Some Notable Biblical Women-Lois & Eunice

Biblical Women

Did you know that some estimates say from the dawn of the human race until now there have been roughly 108 billion people? That is a pretty staggering number. But what I find even more staggering is just how few of those people are ultimately remember by history.

So many people who were no doubt pleasant, charming and generally lovely to be around have simply disappeared into the sands of time. Their names lost to us, maybe forever. Those very few names that have remained with us, those people that we feel compelled to still tell stories about are so often giants in the things they have accomplished.

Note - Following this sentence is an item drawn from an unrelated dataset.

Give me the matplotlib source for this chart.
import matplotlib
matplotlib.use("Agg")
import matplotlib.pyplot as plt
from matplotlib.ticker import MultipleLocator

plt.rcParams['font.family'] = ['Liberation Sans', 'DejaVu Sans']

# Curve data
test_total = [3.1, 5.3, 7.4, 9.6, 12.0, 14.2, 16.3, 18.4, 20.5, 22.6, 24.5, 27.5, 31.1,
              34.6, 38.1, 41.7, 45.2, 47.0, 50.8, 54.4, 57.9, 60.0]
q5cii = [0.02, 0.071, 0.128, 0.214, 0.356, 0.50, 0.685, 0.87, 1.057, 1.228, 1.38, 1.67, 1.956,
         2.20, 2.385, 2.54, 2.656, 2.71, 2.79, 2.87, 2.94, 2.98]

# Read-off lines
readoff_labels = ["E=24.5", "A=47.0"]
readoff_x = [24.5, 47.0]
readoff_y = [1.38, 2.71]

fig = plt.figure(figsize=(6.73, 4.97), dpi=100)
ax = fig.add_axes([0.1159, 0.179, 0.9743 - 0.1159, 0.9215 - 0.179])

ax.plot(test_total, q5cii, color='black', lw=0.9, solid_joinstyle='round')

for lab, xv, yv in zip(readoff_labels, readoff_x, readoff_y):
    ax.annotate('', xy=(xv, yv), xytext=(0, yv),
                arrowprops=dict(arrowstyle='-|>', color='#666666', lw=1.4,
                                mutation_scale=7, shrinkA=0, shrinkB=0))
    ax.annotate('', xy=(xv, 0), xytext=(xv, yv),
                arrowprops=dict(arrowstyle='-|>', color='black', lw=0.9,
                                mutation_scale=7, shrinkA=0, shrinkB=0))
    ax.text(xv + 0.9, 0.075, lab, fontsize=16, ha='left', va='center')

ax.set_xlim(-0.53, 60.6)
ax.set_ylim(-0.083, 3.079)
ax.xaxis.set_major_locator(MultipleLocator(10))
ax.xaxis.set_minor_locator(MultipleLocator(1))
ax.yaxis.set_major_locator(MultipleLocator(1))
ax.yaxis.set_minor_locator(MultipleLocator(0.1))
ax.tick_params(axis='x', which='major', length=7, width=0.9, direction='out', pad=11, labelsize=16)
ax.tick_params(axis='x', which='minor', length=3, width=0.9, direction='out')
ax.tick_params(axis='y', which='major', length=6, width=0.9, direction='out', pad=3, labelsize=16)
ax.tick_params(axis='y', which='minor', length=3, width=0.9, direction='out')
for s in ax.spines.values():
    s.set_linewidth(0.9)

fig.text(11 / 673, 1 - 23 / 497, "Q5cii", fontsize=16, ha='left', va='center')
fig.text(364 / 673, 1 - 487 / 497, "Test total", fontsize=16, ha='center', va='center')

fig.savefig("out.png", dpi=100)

After sharing stories about people who seem larger than life: people like Esther, Naomi, and Miriam I worry that I leave the impression that God only makes use of amazing people. That somehow we are of less value because we won’t likely be called upon to do such amazing things. That is why I am grateful for today’s notable biblical women;

‘I remember your genuine faith, for you share the faith that first filled your grandmother Lois and your mother, Eunice. And I know that same faith continues strong in you.’ – Paul (2 Timothy 1:5)

What do we know about Lois and Eunice? Not much. Eunice married an unnamed Greek man and they had a son named Timothy. Lois is Eunice’s mother. She may have also married a Greek man because Eunice is a Greek name. But than again so is ‘Christopher’ and my father is not Greek.

The only other things that we know for sure about Lois and Eunice is that they took their faith seriously, and they wanted to pass on that faith to Timothy. We also know that they did so marvelously. When Paul met Timothy he already had a strong faith, and gifts for leadership he just needed a little coaching to figure out how to use them.

Lois and Eunice didn’t entertain kings, or cross the Red Sea. They simply lived their lives with their faith on display for their family to see. The bible contains this teaching;

These commandments that I give you today are to be on your hearts. Impress them on your children. Talk about them when you sit at home and when you walk along the road, when you lie down and when you get up

Sometimes I worry that we have made the process of passing on faith to complicated. We have professionalized it to the point that to many of us think that the pew is better suited than the kitchen table to reach the next generation. Even if the next generation is sleeping in the room beside ours.

Lois and Eunice remind us that God doesn’t require giant acts of faith to change the world. He simply needs faithful people living faithfully in plain sight. He needs us to influence the people closest to us in simple loving ways.